Gay Rom-Com 'Love, Simon' Broadens Hollywood's LGBTQ Horizons
Gay Rom-Com 'Love, Simon' Broadens Hollywood's LGBTQ Horizons
Studios have long insisted that moviegoers won't show up for stories of gay romance, dismissing the $178 million box office for Brokeback Mountain in 2005 as an anomaly.

At first it looks little different from any other teen drama, but Fox's Love, Simon is as significant a milestone for LGBT inclusion as "Black Panther" was for racial diversity. While the DVD aisles of superstores the world over groan under the weight of stories of callow first love, never before has a mainstream studio romantic comedy been told from the perspective of a gay teenager.

"Everyone, myself included, can relate to Simon and his journey, and trying to find yourself and come to terms with yourself in a way that feels comfortable," the film's 22-year-old star Nick Robinson said at a recent preview screening in Los Angeles.

Directed by Greg Berlanti (The Flash, Supergirl) while he was on break from his various TV jobs last January, Love, Simon is based on Becky Albertalli's young adult novel Simon vs. the Homo Sapiens Agenda.

Robinson (Jurassic World, Everything, Everything) plays Simon Spier, a high school senior in a suburb of Atlanta, Georgia, who hasn't told his family or friends he's gay.

Compounding his problems, Simon has fallen for 'Blue', a fellow closeted classmate he chats with online, although he has no idea of his paramour's true identity.

Love, Simon figures among a number of coming-of-age gay movies released in recent months, including the Oscar-winning Call Me By Your Name and The Miseducation of Cameron Post, which scooped top prize at the Sundance Film Festival.

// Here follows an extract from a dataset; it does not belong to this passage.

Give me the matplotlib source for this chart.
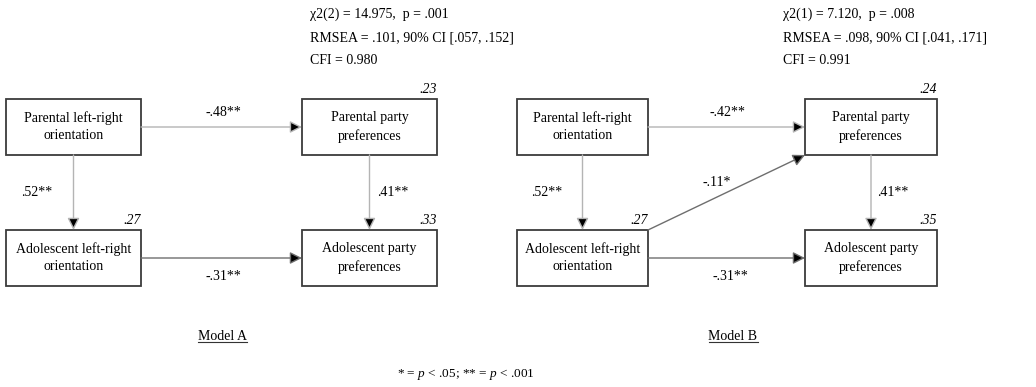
import matplotlib.pyplot as plt
from matplotlib.patches import Rectangle

plt.rcParams['font.family'] = 'Liberation Serif'
plt.rcParams['mathtext.fontset'] = 'custom'
plt.rcParams['mathtext.rm'] = 'Liberation Serif'
plt.rcParams['mathtext.it'] = 'Liberation Serif:italic'

# variables (same in both models)
nodes = ["Parental left-right\norientation", "Parental party\npreferences",
         "Adolescent left-right\norientation", "Adolescent party\npreferences"]

# path coefficients: (from, to, label)
paths_a = [(0, 1, "-.48**"), (0, 2, ".52**"), (1, 3, ".41**"), (2, 3, "-.31**")]
paths_b = [(0, 1, "-.42**"), (0, 2, ".52**"), (1, 3, ".41**"), (2, 3, "-.31**"), (2, 1, "-.11*")]

# explained variance per node (None = exogenous)
r2_a = [None, ".23", ".27", ".33"]
r2_b = [None, ".24", ".27", ".35"]

fit_a = ["χ2(2) = 14.975,  p = .001", "RMSEA = .101, 90% CI [.057, .152]", "CFI = 0.980"]
fit_b = ["χ2(1) = 7.120,  p = .008", "RMSEA = .098, 90% CI [.041, .171]", "CFI = 0.991"]

titles = ["Model A", "Model B"]
footnote = r"* = $\mathit{p}$ < .05; ** = $\mathit{p}$ < .001"

# layout in pixels
W, H = 1036, 387
box_h = 56
row_y = [99, 230]
fs = 10
line_col = {"h_top": "#b4b4b4", "v": "#b4b4b4", "h_bot": "#6e6e6e", "diag": "#6e6e6e"}

models = [
    dict(cols=[(6, 141), (302, 437)], paths=paths_a, r2=r2_a, fit=fit_a, fit_x=310,
         title_x=222,
         lab_pos={(0, 1): (223, 112), (0, 2): (37, 193), (1, 3): (393, 193), (2, 3): (223, 277)}),
    dict(cols=[(517, 648), (805, 937)], paths=paths_b, r2=r2_b, fit=fit_b, fit_x=783,
         title_x=733,
         lab_pos={(0, 1): (727, 112), (0, 2): (547, 193), (1, 3): (893, 193), (2, 3): (730, 277),
                  (2, 1): (717, 182)}),
]

fig = plt.figure(figsize=(W / 100, H / 100), dpi=100)
ax = fig.add_axes([0, 0, 1, 1])
ax.set_xlim(0, W)
ax.set_ylim(H, 0)
ax.axis('off')


def box_of(m, i):
    x0, x1 = m["cols"][i % 2]
    y0 = row_y[i // 2]
    return x0, x1, y0, y0 + box_h


title_texts = []
for k, m in enumerate(models):
    for i, name in enumerate(nodes):
        x0, x1, y0, y1 = box_of(m, i)
        ax.add_patch(Rectangle((x0, y0), x1 - x0, y1 - y0, fill=False,
                               ec="#3c3c3c", lw=1.3))
        ax.text((x0 + x1) / 2, (y0 + y1) / 2, name, ha='center', va='center',
                fontsize=fs, linespacing=1.4)
        if m["r2"][i]:
            ax.text(x1, y0 - 3, m["r2"][i], ha='right', va='bottom',
                    fontsize=fs, style='italic')

    for a, b, lab in m["paths"]:
        ax0, ax1, ay0, ay1 = box_of(m, a)
        bx0, bx1, by0, by1 = box_of(m, b)
        if a // 2 == b // 2:  # horizontal
            y = (ay0 + ay1) / 2
            start, end = (ax1, y), (bx0, y)
            col = line_col["h_top"] if a // 2 == 0 else line_col["h_bot"]
        elif a % 2 == b % 2:  # vertical
            x = (ax0 + ax1) / 2
            start, end = (x, ay1), (x, by0)
            col = line_col["v"]
        else:  # diagonal
            start, end = (ax1, ay0), (bx0, by1)
            col = line_col["diag"]
        ax.annotate("", xy=end, xytext=start,
                    arrowprops=dict(arrowstyle='-|>,head_length=0.6,head_width=0.3',
                                    ec=col, fc='black', lw=1.0,
                                    shrinkA=0, shrinkB=0, mutation_scale=12))
        lx, ly = m["lab_pos"][(a, b)]
        ax.text(lx, ly, lab, ha='center', va='center', fontsize=fs)

    for j, line in enumerate(m["fit"]):
        ax.text(m["fit_x"], 14 + j * 23.5, line, ha='left', va='center', fontsize=fs)

    title_texts.append(ax.text(m["title_x"], 337, titles[k], ha='center', va='center',
                               fontsize=fs))

ax.text(466, 375, footnote, ha='center', va='center', fontsize=fs - 0.5)

# underline the model titles
fig.canvas.draw()
inv = ax.transData.inverted()
for t in title_texts:
    bb = t.get_window_extent()
    (ux0, uy), (ux1, _) = inv.transform([(bb.x0, bb.y0 + 1.5), (bb.x1, bb.y0)])
    ax.plot([ux0, ux1], [uy, uy], color='#333333', lw=0.8)

fig.savefig("out.png", dpi=100)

What makes it unique is that it is a wide-release, mainstream rom-com aimed as much at the Saturday afternoon shopping mall market as the indie-centric festival crowd or motion picture academy.

Studios have long insisted that moviegoers won't show up for stories of gay romance, dismissing the $178 million box office for Brokeback Mountain in 2005 as an anomaly.

Yet the phenomenal box office success of Black Panther -- $1.1 billion and counting despite a longstanding belief that "black movies" are not much of a draw overseas -- is challenging received wisdom all over Hollywood.

Love, Simon has a 91 percent approval rating, according to 23 reviews collated by entertainment website Rotten Tomatoes, and is tracking to make $18 million across its debut weekend when it opens on Friday. Box office monitor Exhibitor Relations is predicting a $55 million domestic run -- a healthy return for a project that cost $17 million to make.